# Firestone super cruiser with BSA winged wheel



## bikerboy (Mar 23, 2014)

Does anyone have any info on this bike. I have had it for about 45 years.I think the rear wheel is called a BSA winged wheel. between 1953 and 1957. The bike I think is a Firestone super cruiser also from around that same time period. Any info would be greatly appreciated. I am thinking of selling this bike and want to be fair on the price and my description of the bike. Paint and all parts appear to be original.The info I have so far was gotten off the internet. Any idea what a fair price would be for this bike?
 I hope I am uploading the pictures correctly......Oh, the bike is hanging upside down from the garage ceiling so the pictures have been rotated.


----------



## coin1812 (Mar 23, 2014)

Awesome bicycle!


----------



## jpromo (Mar 23, 2014)

Leapin' lizards. Often add-on motors look out of place but this one looks perfect. The bike is indeed mid 50s; built by Monark. You can get more picture references by searching Monark Super Deluxe.
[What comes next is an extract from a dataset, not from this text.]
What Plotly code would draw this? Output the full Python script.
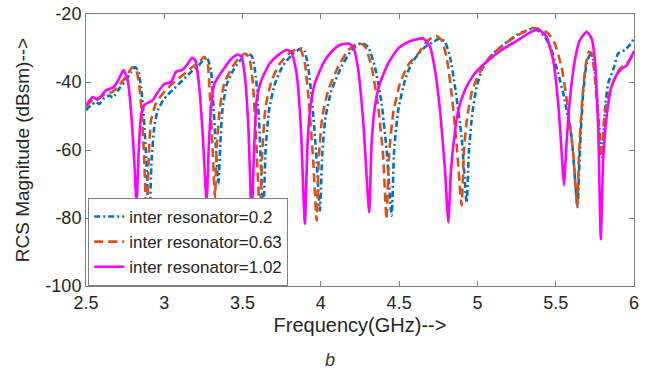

You did good back then and I think you made no mistake hanging on to it.


----------



## fat tire trader (Mar 24, 2014)

I have a winged wheel project and would be interested in buying your wheel or the whole bike. I also have winged wheel literature which I can email to you.
Thanks,
Chris


----------



## bicycle larry (Mar 26, 2014)

*monark bicycles*

super nice bike i really like it a lot!!!      from bicycle larry


----------



## militarymonark (Mar 29, 2014)

i've seen just the winged wheels lately go for about 200-500 but attached with your bike I would say prob about 8-1200 in running condition.


----------



## bikerboy (Mar 30, 2014)

Thank you all for the replies. I appreciate you taking the time for my questions. This is a great site.


----------



## Sped Man (Apr 12, 2014)

Put it on Ebay and let it ride. I would put a starting bid of $1100. See where it goes. Or you could put in a starting bid of $1100 and a buy it now price of $1600. If you can get it to run, I wouldn't be surprised to see it sell for $2k. It probably needs new gas, spark plug and some gum out to get it back on its feet. Most snow blower shops that work on small engines could probably get it to run again. You could advertise for a repairman on Craigslist.


----------